Hinter ihr schob sich ein blonder Kerl durch die Türe. Er hatte langes, gelocktes Haar, was ihm bis über die Brust fiel und über den Ohren von Zöpfen zurückgehalten wurde, einen Schnauzbart, der ihm geflochten über das Kinn reichte, und einen kurz geschnittenen Vollbart. Seine Ohren wirkten unnatürlich groß, genauso wie seine Nase und seine Arme. Ganz zu schweigen von den gewaltigen Stiefeln, die er trug. Der Fatsuit, der ziemlich rosa in der sonst eher düsteren Umgebung des kleinen Ateliers schimmerte, tat sein Übriges zu der seltsamen Erscheinung.

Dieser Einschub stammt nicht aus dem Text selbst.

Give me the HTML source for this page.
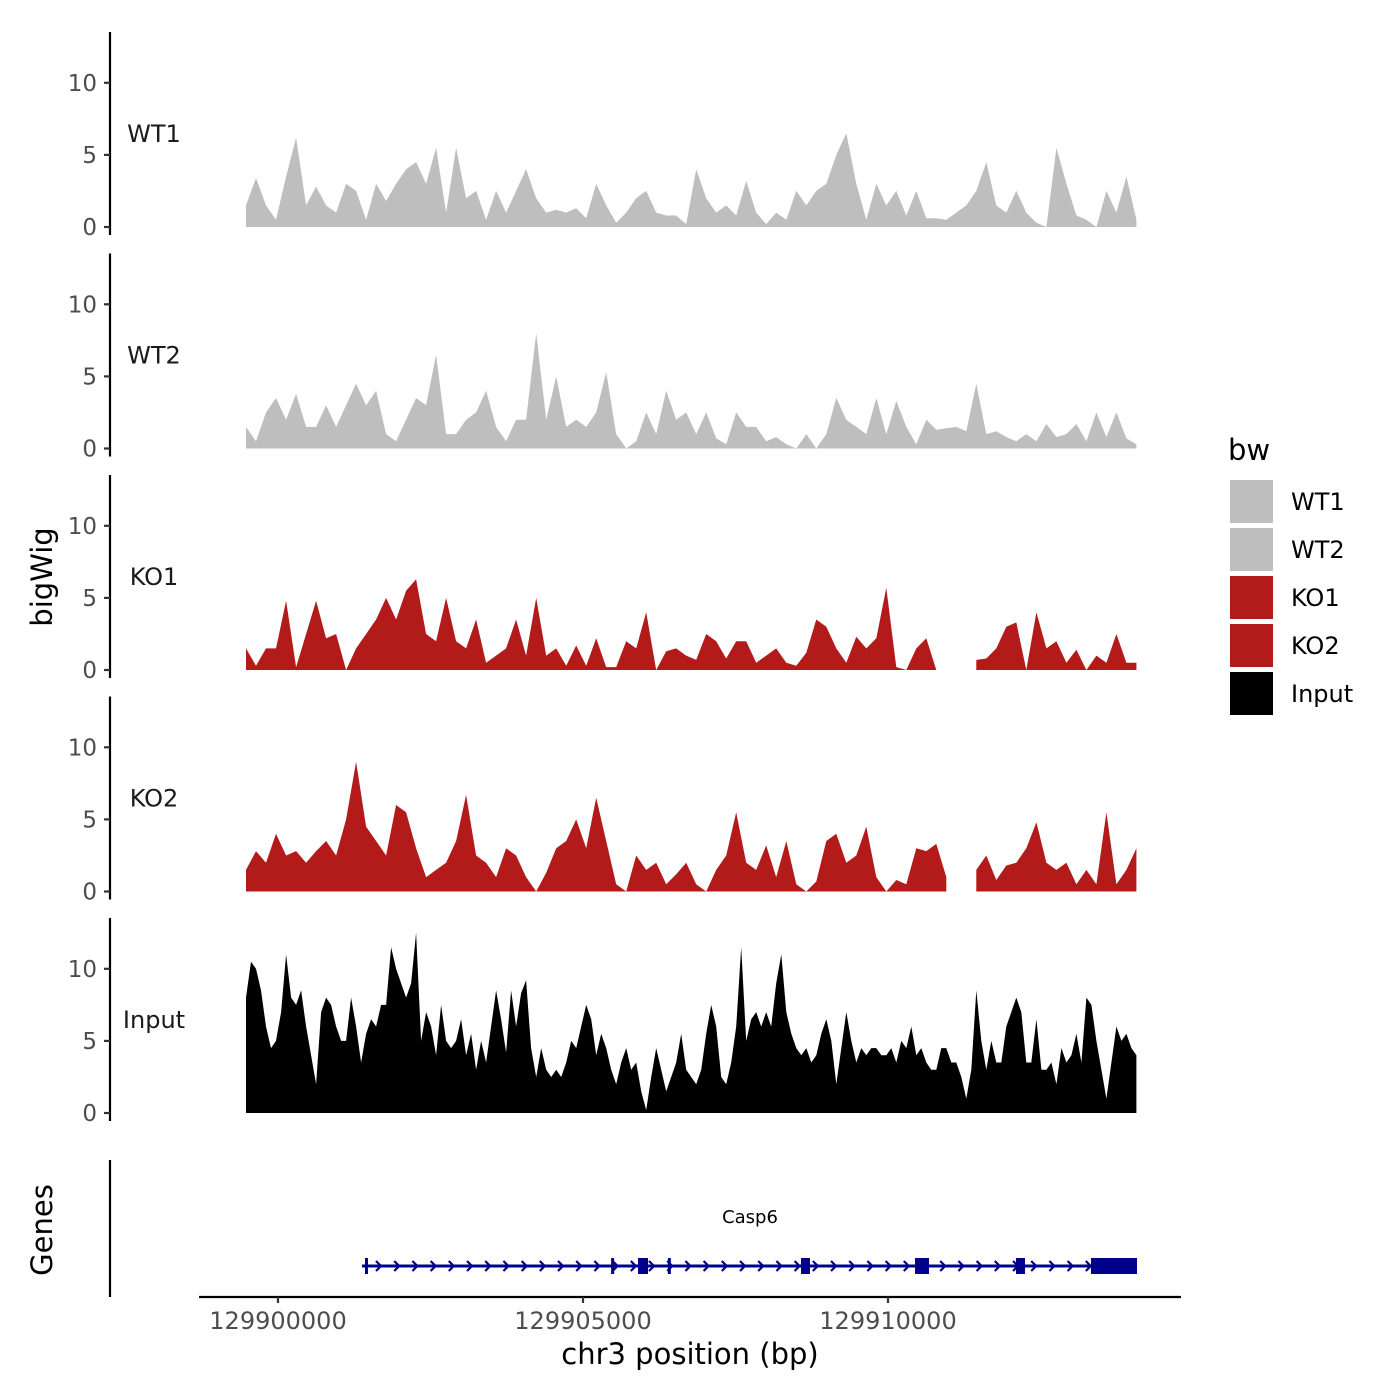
<!DOCTYPE html>
<html><head><meta charset="utf-8"><style>
html,body{margin:0;padding:0;background:#fff;}
svg{display:block;font-family:"DejaVu Sans","Liberation Sans",sans-serif;}
</style></head><body>
<svg id="chart" width="1400" height="1400" viewBox="0 0 1400 1400" xmlns="http://www.w3.org/2000/svg">
<g id="panels"></g>
<g id="genes"></g>
<g id="xaxis"></g>
<text x="52" y="577" font-size="29" text-anchor="middle" transform="rotate(-90 52 577)" fill="#000">bigWig</text>
<text x="52" y="1230" font-size="29" text-anchor="middle" transform="rotate(-90 52 1230)" fill="#000">Genes</text>
<text x="690" y="1364" font-size="29" text-anchor="middle" fill="#000">chr3 position (bp)</text>
<g id="legend"></g>
</svg>
<script>
// ---- data ----
const trackNames = ["WT1","WT2","KO1","KO2","Input"];
const trackColors = ["#bebebe","#bebebe","#b31b1b","#b31b1b","#000000"];
const startBp = 129899476;
const stepBp = 164;       // bin size for ChIP tracks
const stepBpInput = 82;   // bin size for Input
const yTicks = [0,5,10];
const xTicks = [129900000,129905000,129910000];
const wt1 = [1.5,3.4,1.5,0.5,3.5,6.2,1.5,2.8,1.5,1,3,2.5,0.5,3,1.8,3,4,4.5,3,5.5,1,5.5,2,2.5,0.5,2.5,1,2.5,4,2,1,1.2,1,1.3,0.6,3,1.5,0.3,1,2,2.5,1,0.8,0.8,0.2,4,2,1,1.5,0.8,3.2,1,0.2,1,0.5,2.5,1.5,2.5,3,5,6.5,3,0.5,3,1.5,2.5,0.8,2.5,0.6,0.6,0.5,1,1.5,2.5,4.5,1.5,1,2.5,1,0.3,0,5.5,3,0.8,0.5,0,2.5,1,3.5,0.5];
const wt2 = [1.5,0.5,2.5,3.5,2,3.8,1.5,1.5,3,1.5,3,4.5,3,4,1,0.5,2,3.5,3,6.5,1,1,2,2.5,4,1.5,0.5,2,2,8,2,5,1.5,2,1.5,2.5,5.3,1,0,0.5,2.5,1,4,2,2.5,1,2.5,0.7,0.3,2.5,1.5,1.5,0.5,0.8,0.3,0,1,0,1,3.5,2,1.5,1,3.5,1,3.3,1.5,0.3,2,1.3,1.4,1.5,1.2,4.5,1,1.2,0.8,0.5,1,0.5,1.7,0.8,1,1.7,0.5,2.5,0.8,2.5,0.7,0.3];
const ko1 = [1.5,0.3,1.5,1.5,4.8,0.2,2.5,4.8,2.2,2.5,0,1.5,2.5,3.5,5,3.5,5.5,6.3,2.5,2,5,2,1.5,3.5,0.5,1,1.5,3.5,1,5,1,1.5,0.3,1.7,0.3,2.2,0.2,0.2,2,1.5,4,0,1.3,1.5,1,0.7,2.5,2,0.8,2,2,0.5,1,1.5,0.5,0.3,1.2,3.5,3,1.5,0.5,2.3,1.5,2.2,5.7,0.2,0,1.5,2.2,0,null,null,null,0.7,0.8,1.5,3,3.3,0,4,1.5,2,0.5,1.4,0,1,0.5,2.5,0.5,0.5];
const ko2 = [1.5,2.8,2,4,2.5,2.8,2,2.8,3.5,2.5,5,9,4.5,3.5,2.5,6,5.5,3,1,1.5,2,3.5,6.7,2.5,2,1,3,2.5,1,0,1.3,3,3.5,5,3,6.5,3.5,0.5,0,2.5,1.5,2,0.5,1.2,2,0.5,0,1.5,2.5,5.5,2,1.5,3.2,1,3.5,0.5,0,0.7,3.5,4,2,2.5,4.5,1,0,0.8,0.5,3,2.8,3.3,1,null,null,1.5,2.5,0.8,1.8,2,3,4.8,2,1.5,2,0.5,1.5,0.5,5.5,0.5,1.5,3];
const input = [8,10.5,10,8.5,6,4.5,5,7,11,8,7.5,8.5,6,4,2,7,8,7.5,6,5,5,8,6,3.5,5.5,6.5,6,7.5,7.5,11.5,10,9,8,9,12.5,5,7,6,4,7.5,5,4.5,5,6.5,4,5.5,3,5,3.5,6,8.5,6.5,4.2,8.5,6,8.3,9.2,4.5,2.5,4.5,3,2.5,3,2.5,3.5,5,4.5,6,7.5,6.5,4,5.5,4.5,3,2,3.5,4.5,3,3.5,1.5,0.2,2.5,4.5,3,1.5,2.5,3.5,5.5,3,2.5,2,3,5.5,7.5,6,2.5,2,3.5,6,11.5,5,6.5,7,6,7,6,9,11,7,5.5,4.5,4,4.5,3.5,4,5.5,6.5,5,2,4.5,7,5,3.5,4.5,4,4.5,4.5,4,4,4.5,3.5,5,4.5,6,4,4.5,3.5,3,3,4.5,4.5,3.5,3.5,2.5,1,3,8.5,5,3,5,3.5,3.5,6,7,8,7,3.5,3.5,6.5,3,3,3.5,2,4.5,3.5,4,5.5,3.5,8,7.5,5,3,1,3.5,6,5,5.5,4.5,4];
const trackValues = [wt1,wt2,ko1,ko2,input];
const trackSteps = [stepBp,stepBp,stepBp,stepBp,stepBpInput];
// gene model (bp)
const geneName = "Casp6";
const geneStart = 129901377, geneEnd = 129914082;
const exonStarts = [129901426,129905461,129905902,129906391,129908574,129910443,129912098,129913328];
const exonEnds   = [129901461,129905491,129906066,129906431,129908721,129910672,129912246,129914082];

// ---- scales ----
const X0 = 278, PX_PER_BP = 305/5000;
function xs(bp){ return X0 + (bp - 129900000)*PX_PER_BP; }
const panelBase = [227,448.5,670,891.5,1113];
const PX_PER_UNIT = 14.42;
function ys(p,v){ return panelBase[p] - v*PX_PER_UNIT; }
const NS = "http://www.w3.org/2000/svg";
function mk(tag, attrs, parent){ const e=document.createElementNS(NS,tag); for(const k in attrs) e.setAttribute(k,attrs[k]); parent.appendChild(e); return e; }

const panels = document.getElementById('panels');
trackValues.forEach((vals,p)=>{
  const g = mk('g',{},panels);
  
  
  const ax = mk('line',{x1:110,x2:110,y1:panelBase[p]-195,y2:panelBase[p]+8,stroke:'#000','stroke-width':2.2},g);
  
  
  yTicks.forEach(t=>{
    const tk = mk('line',{x1:104,x2:110,y1:ys(p,t),y2:ys(p,t),stroke:'#333','stroke-width':2.2},g);
    
    
    const tl = mk('text',{x:97,y:ys(p,t)+8,'font-size':23,'text-anchor':'end',fill:'#4d4d4d'},g);
    tl.textContent = t;
    
    
  });
  const lab = mk('text',{x:154,y:panelBase[p]-85,'font-size':24,'text-anchor':'middle',fill:'#1a1a1a'},g);
  lab.textContent = trackNames[p];
  
  
  let seg=[]; const segs=[];
  vals.forEach((v,i)=>{
    if(v===null){ if(seg.length) segs.push(seg); seg=[]; }
    else seg.push([xs(startBp + i*trackSteps[p]), ys(p,v)]);
  });
  if(seg.length) segs.push(seg);
  segs.forEach(s=>{
    const b = panelBase[p];
    let d = 'M'+s[0][0].toFixed(1)+','+b;
    s.forEach(pt=>{ d += 'L'+pt[0].toFixed(1)+','+pt[1].toFixed(1); });
    d += 'L'+s[s.length-1][0].toFixed(1)+','+b+'Z';
    const a = mk('path',{d:d,fill:trackColors[p]},g);
    
    
  });
});

// genes panel
const genes = document.getElementById('genes');
const gl = mk('line',{x1:110,x2:110,y1:1160,y2:1297,stroke:'#000','stroke-width':2.2},genes);


const GY = 1266;
const body = mk('line',{x1:xs(geneStart),x2:xs(geneEnd),y1:GY,y2:GY,stroke:'#00008b','stroke-width':3},genes);


for(let x = xs(geneStart)+17; x < xs(geneEnd)-5; x += 18.2){
  const c = mk('path',{d:`M${x-3},${GY-5}L${x+2},${GY}L${x-3},${GY+5}`,fill:'none',stroke:'#00008b','stroke-width':2.2},genes);
  
  
}
exonStarts.forEach((s,i)=>{
  const x1 = xs(s), x2 = Math.max(xs(exonEnds[i]), x1+3);
  const r = mk('rect',{x:x1,y:GY-8,width:x2-x1,height:16,fill:'#00008b'},genes);
  
  
});
const gn = mk('text',{x:750,y:1223,'font-size':18,'text-anchor':'middle',fill:'#000'},genes);
gn.textContent = geneName;



// x axis
const xa = document.getElementById('xaxis');
const xl = mk('line',{x1:199,x2:1181,y1:1297,y2:1297,stroke:'#000','stroke-width':2.2},xa);


xTicks.forEach(t=>{
  const tk = mk('line',{x1:xs(t),x2:xs(t),y1:1297,y2:1303,stroke:'#333','stroke-width':2.2},xa);
  
  
  const tl = mk('text',{x:xs(t),y:1329,'font-size':24,'text-anchor':'middle',fill:'#4d4d4d'},xa);
  tl.textContent = t;
  
  
});

// legend
const lg = document.getElementById('legend');
const lt = mk('text',{x:1228,y:460,'font-size':29,fill:'#000'},lg);
lt.textContent = 'bw';


trackNames.forEach((n,i)=>{
  const y = 480 + i*48;
  const r = mk('rect',{x:1230,y:y,width:43,height:43,fill:trackColors[i]},lg);
  
  
  const t = mk('text',{x:1291,y:y+30,'font-size':24,fill:'#000'},lg);
  t.textContent = n;
  
  
});
</script>
</body></html>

„Dean, wie schön! Steht dir sehr gut, der Anzug“, lachte Peter, ließ Joe endlich los und ging auf den Schauspieler zu, der sich noch immer nicht recht zurechtfinden konnte in dem ganzen Zeug, was er anhatte.

„Danke“, konnte er daher nur hervorpressen, „aber ich bevorzuge meine eigene Haut.“

Pete lachte über den schlechten Witz verhalten, dann legte er ihm ebenfalls eine seiner großen Hände auf die Schultern. „Keine Sorge, gleich wirst du dich wohler fühlen. Wenn unsere Kostümdesignerin dein Kostüm genau auf dich angepasst hat!“ Er zeigte auf Joe, die vor Schreck erstarrt war, als sie die Stimme des Schauspielers gehört hatte.

Wie zur Salzsäule geworden stand sie da, hatte noch immer ihren Autoschlüssel in den Händen, der ihr wieder zu entgleiten drohte, und starrte Dean an. Der wiederum richtete sich nun zu seiner vollen Größe auf und suchte die Person, von der Peter gesprochen hatte. Als sich ihre Augen trafen, grinste er breit. „Na, dich kenn ich doch! Schön, dass wir uns noch mal wiedersehen.“ Und als sie nicht antwortete, weil sie ihn immer noch fassungslos anstarrte und nicht glauben konnte, dass ausgerechnet ihr so etwas passieren musste, fügte er unnötigerweise noch hinzu: „Zum Glück redet sie nicht so viel bei der Arbeit wie andere hier.“ Dabei warf er der albernen Schneiderin einen vielsagenden Blick zu und zwinkerte ihr zu, was sie gleich wieder in grobes Kichern ausbrechen ließ.

Joe jedoch wäre gern auf der Stelle im Boden versunken. Weil das aber ging, entschied sie sich stattdessen Schlüssel und Tasche an Ort und Stelle fallen zu lassen und durch die Vordertür das Weite zu suchen. Mit hochrotem Kopf schoss sie an Sebastian vorbei, der gar keine Gelegenheit mehr hatte, sie noch aufzuhalten.